_WHAT THE TASK REQUIRES_: Please write out the lines of the data exactly, beginning with the first and ending with the line containing "from matplotlib.patches import Patch"; leave the pictures behind.

_RECORDED INFORMATION_:
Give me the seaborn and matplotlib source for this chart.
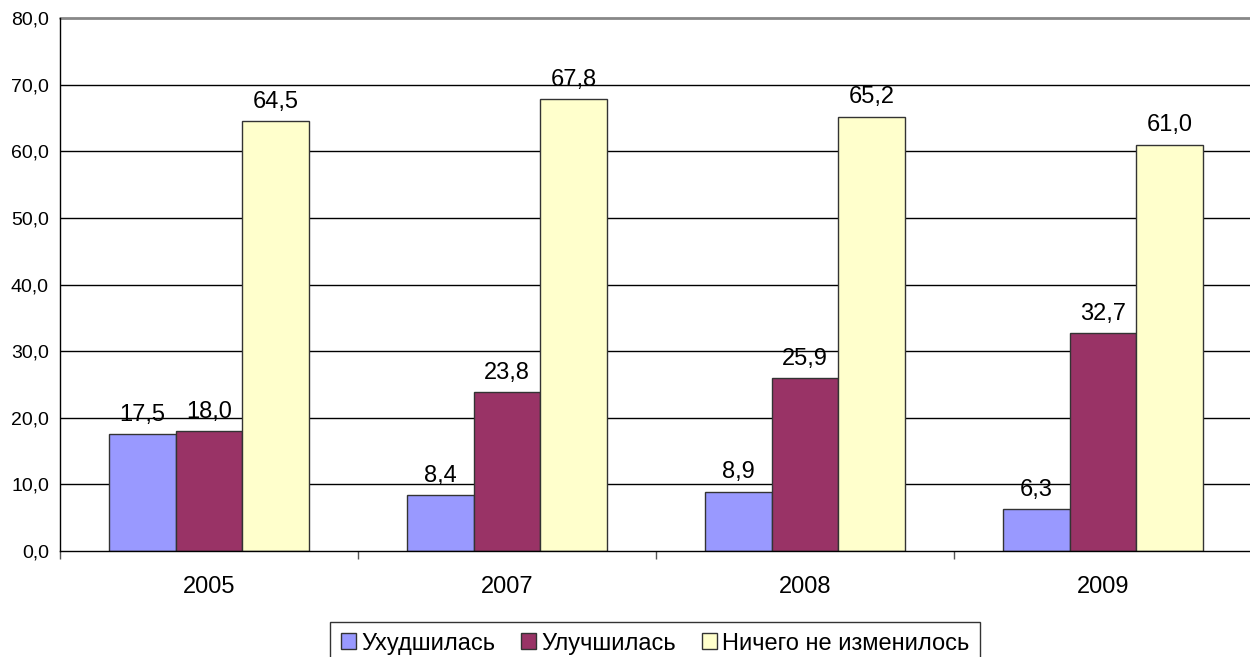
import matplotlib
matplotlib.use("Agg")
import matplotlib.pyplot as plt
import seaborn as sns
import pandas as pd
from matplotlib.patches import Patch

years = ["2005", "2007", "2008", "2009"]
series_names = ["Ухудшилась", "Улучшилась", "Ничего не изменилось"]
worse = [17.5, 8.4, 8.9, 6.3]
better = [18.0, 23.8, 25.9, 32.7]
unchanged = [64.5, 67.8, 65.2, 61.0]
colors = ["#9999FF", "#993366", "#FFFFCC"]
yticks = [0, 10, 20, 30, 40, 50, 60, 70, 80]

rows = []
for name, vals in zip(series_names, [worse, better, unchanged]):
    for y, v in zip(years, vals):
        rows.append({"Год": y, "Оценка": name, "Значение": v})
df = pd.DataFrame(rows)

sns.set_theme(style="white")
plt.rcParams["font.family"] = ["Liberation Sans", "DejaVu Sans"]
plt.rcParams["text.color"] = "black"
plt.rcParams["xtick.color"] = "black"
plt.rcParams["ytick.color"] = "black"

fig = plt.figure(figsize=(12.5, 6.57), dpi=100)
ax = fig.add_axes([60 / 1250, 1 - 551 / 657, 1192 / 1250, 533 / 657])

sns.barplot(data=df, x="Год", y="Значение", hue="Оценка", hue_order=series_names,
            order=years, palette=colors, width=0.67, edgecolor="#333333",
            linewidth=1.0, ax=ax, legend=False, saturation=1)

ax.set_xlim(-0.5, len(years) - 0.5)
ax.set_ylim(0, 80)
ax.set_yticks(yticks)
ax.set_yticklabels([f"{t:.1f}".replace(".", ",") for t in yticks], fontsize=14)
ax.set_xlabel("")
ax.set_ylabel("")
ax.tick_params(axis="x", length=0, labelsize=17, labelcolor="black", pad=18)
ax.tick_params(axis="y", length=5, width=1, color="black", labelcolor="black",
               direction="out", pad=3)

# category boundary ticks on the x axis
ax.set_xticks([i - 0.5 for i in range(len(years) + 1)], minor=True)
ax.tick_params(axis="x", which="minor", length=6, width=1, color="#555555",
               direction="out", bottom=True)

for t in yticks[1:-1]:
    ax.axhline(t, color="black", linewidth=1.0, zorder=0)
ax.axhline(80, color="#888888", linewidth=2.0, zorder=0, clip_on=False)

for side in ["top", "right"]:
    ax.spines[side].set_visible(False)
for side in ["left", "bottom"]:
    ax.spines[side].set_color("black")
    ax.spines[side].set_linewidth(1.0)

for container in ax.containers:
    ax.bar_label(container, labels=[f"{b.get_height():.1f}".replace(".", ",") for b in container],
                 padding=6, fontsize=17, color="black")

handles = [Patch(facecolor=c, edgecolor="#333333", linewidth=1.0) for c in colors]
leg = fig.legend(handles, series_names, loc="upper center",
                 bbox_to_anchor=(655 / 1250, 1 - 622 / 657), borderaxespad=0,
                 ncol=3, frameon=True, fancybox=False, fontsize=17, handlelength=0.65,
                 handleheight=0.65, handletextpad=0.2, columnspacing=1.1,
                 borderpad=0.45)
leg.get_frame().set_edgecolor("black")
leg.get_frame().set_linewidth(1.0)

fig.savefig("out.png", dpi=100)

_RESPONSE_:
Give me the seaborn and matplotlib source for this chart.
import matplotlib
matplotlib.use("Agg")
import matplotlib.pyplot as plt
import seaborn as sns
import pandas as pd
from matplotlib.patches import Patch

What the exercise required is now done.